Your instructions — Omit all pictures. Copy the rest of the material exactly.

## Begin Dataset content

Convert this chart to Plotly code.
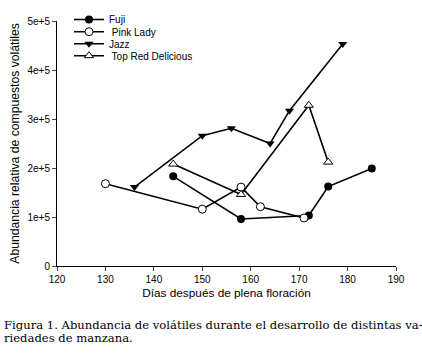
import plotly.graph_objects as go

fuji_x = [144, 158, 172, 176, 185]
fuji_y = [1.83e5, 0.96e5, 1.03e5, 1.62e5, 1.99e5]
pink_x = [130, 150, 158, 162, 171]
pink_y = [1.68e5, 1.16e5, 1.61e5, 1.21e5, 0.98e5]
jazz_x = [136, 150, 156, 164, 168, 179]
jazz_y = [1.61e5, 2.66e5, 2.81e5, 2.50e5, 3.17e5, 4.53e5]
trd_x = [144, 158, 172, 176]
trd_y = [2.08e5, 1.46e5, 3.28e5, 2.12e5]

x_ticks = [120, 130, 140, 150, 160, 170, 180, 190]
y_ticks = [0, 1e5, 2e5, 3e5, 4e5, 5e5]
y_tick_labels = ["0", "1e+5", "2e+5", "3e+5", "4e+5", "5e+5"]

W, H = 422, 355
# plot area edges in pixels
X0, X1, Y0, Y1 = 57, 396, 21, 266

def fx(pix):
    return pix / W

def fy(pix):
    return 1 - pix / H

fig = go.Figure()
line = dict(color="black", width=1.6)
fig.add_trace(go.Scatter(x=fuji_x, y=fuji_y, name="Fuji", mode="lines+markers", legend="legend",
                         line=line, marker=dict(symbol="circle", size=8, color="black")))
fig.add_trace(go.Scatter(x=pink_x, y=pink_y, name=" Pink Lady", mode="lines+markers", legend="legend2",
                         line=line, marker=dict(symbol="circle", size=8, color="white",
                                                line=dict(color="black", width=1))))
fig.add_trace(go.Scatter(x=jazz_x, y=jazz_y, name="Jazz", mode="lines+markers", legend="legend3",
                         line=line, marker=dict(symbol="triangle-down", size=8, color="black")))
fig.add_trace(go.Scatter(x=trd_x, y=trd_y, name=" Top Red Delicious", mode="lines+markers", legend="legend4",
                         line=line, marker=dict(symbol="triangle-up", size=8, color="white",
                                                line=dict(color="black", width=1))))

def leg(ypix):
    return dict(x=fx(69), y=fy(ypix), xanchor="left", yanchor="middle",
                bgcolor="rgba(0,0,0,0)", font=dict(size=10), itemwidth=30)

fig.update_layout(
    width=W, height=H,
    margin=dict(l=0, r=0, t=0, b=0),
    paper_bgcolor="white", plot_bgcolor="white",
    font=dict(family="Liberation Sans, Arial", size=10, color="black"),
    legend=leg(19.5), legend2=leg(31.7), legend3=leg(43.7), legend4=leg(55.7),
    xaxis=dict(domain=[fx(X0), fx(X1)], range=[120, 190], tickvals=x_ticks, ticks="outside", ticklen=4,
               showline=True, linecolor="black", linewidth=1, showgrid=False, zeroline=False,
               automargin=False,
               title=dict(text="Días después de plena floración", font=dict(size=11.8), standoff=4)),
    yaxis=dict(domain=[fy(Y1), fy(Y0)], range=[0, 5e5], tickvals=y_ticks, ticktext=y_tick_labels,
               ticks="outside", ticklen=4, showline=True, linecolor="black", linewidth=1,
               showgrid=False, zeroline=False, automargin=False,
               title=dict(text="Abundancia relativa de compuestos volátiles", font=dict(size=12.2), standoff=5)),
    showlegend=True,
)

fig.add_annotation(
    xref="paper", yref="paper", x=fx(2), y=fy(325), xanchor="left", yanchor="middle",
    text="Figura 1. Abundancia de volátiles durante el desarrollo de distintas va-",
    showarrow=False, font=dict(family="DejaVu Serif", size=11.6, color="black"))
fig.add_annotation(
    xref="paper", yref="paper", x=fx(2), y=fy(338), xanchor="left", yanchor="middle",
    text="riedades de manzana.",
    showarrow=False, font=dict(family="DejaVu Serif", size=11.6, color="black"))

fig.write_html("out.html", config={"displayModeBar": False},
               post_script="document.body.style.margin='0';")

## End Dataset content

Result —
Convert this chart to Plotly code.
import plotly.graph_objects as go

fuji_x = [144, 158, 172, 176, 185]
fuji_y = [1.83e5, 0.96e5, 1.03e5, 1.62e5, 1.99e5]
pink_x = [130, 150, 158, 162, 171]
pink_y = [1.68e5, 1.16e5, 1.61e5, 1.21e5, 0.98e5]
jazz_x = [136, 150, 156, 164, 168, 179]
jazz_y = [1.61e5, 2.66e5, 2.81e5, 2.50e5, 3.17e5, 4.53e5]
trd_x = [144, 158, 172, 176]
trd_y = [2.08e5, 1.46e5, 3.28e5, 2.12e5]

x_ticks = [120, 130, 140, 150, 160, 170, 180, 190]
y_ticks = [0, 1e5, 2e5, 3e5, 4e5, 5e5]
y_tick_labels = ["0", "1e+5", "2e+5", "3e+5", "4e+5", "5e+5"]

W, H = 422, 355
# plot area edges in pixels
X0, X1, Y0, Y1 = 57, 396, 21, 266

def fx(pix):
    return pix / W

def fy(pix):
    return 1 - pix / H

fig = go.Figure()
line = dict(color="black", width=1.6)
fig.add_trace(go.Scatter(x=fuji_x, y=fuji_y, name="Fuji", mode="lines+markers", legend="legend",
                         line=line, marker=dict(symbol="circle", size=8, color="black")))
fig.add_trace(go.Scatter(x=pink_x, y=pink_y, name=" Pink Lady", mode="lines+markers", legend="legend2",
                         line=line, marker=dict(symbol="circle", size=8, color="white",
                                                line=dict(color="black", width=1))))
fig.add_trace(go.Scatter(x=jazz_x, y=jazz_y, name="Jazz", mode="lines+markers", legend="legend3",
                         line=line, marker=dict(symbol="triangle-down", size=8, color="black")))
fig.add_trace(go.Scatter(x=trd_x, y=trd_y, name=" Top Red Delicious", mode="lines+markers", legend="legend4",
                         line=line, marker=dict(symbol="triangle-up", size=8, color="white",
                                                line=dict(color="black", width=1))))

def leg(ypix):
    return dict(x=fx(69), y=fy(ypix), xanchor="left", yanchor="middle",
                bgcolor="rgba(0,0,0,0)", font=dict(size=10), itemwidth=30)

fig.update_layout(
    width=W, height=H,
    margin=dict(l=0, r=0, t=0, b=0),
    paper_bgcolor="white", plot_bgcolor="white",
    font=dict(family="Liberation Sans, Arial", size=10, color="black"),
    legend=leg(19.5), legend2=leg(31.7), legend3=leg(43.7), legend4=leg(55.7),
    xaxis=dict(domain=[fx(X0), fx(X1)], range=[120, 190], tickvals=x_ticks, ticks="outside", ticklen=4,
               showline=True, linecolor="black", linewidth=1, showgrid=False, zeroline=False,
               automargin=False,
               title=dict(text="Días después de plena floración", font=dict(size=11.8), standoff=4)),
    yaxis=dict(domain=[fy(Y1), fy(Y0)], range=[0, 5e5], tickvals=y_ticks, ticktext=y_tick_labels,
               ticks="outside", ticklen=4, showline=True, linecolor="black", linewidth=1,
               showgrid=False, zeroline=False, automargin=False,
               title=dict(text="Abundancia relativa de compuestos volátiles", font=dict(size=12.2), standoff=5)),
    showlegend=True,
)

fig.add_annotation(
    xref="paper", yref="paper", x=fx(2), y=fy(325), xanchor="left", yanchor="middle",
    text="Figura 1. Abundancia de volátiles durante el desarrollo de distintas va-",
    showarrow=False, font=dict(family="DejaVu Serif", size=11.6, color="black"))
fig.add_annotation(
    xref="paper", yref="paper", x=fx(2), y=fy(338), xanchor="left", yanchor="middle",
    text="riedades de manzana.",
    showarrow=False, font=dict(family="DejaVu Serif", size=11.6, color="black"))

fig.write_html("out.html", config={"displayModeBar": False},
               post_script="document.body.style.margin='0';")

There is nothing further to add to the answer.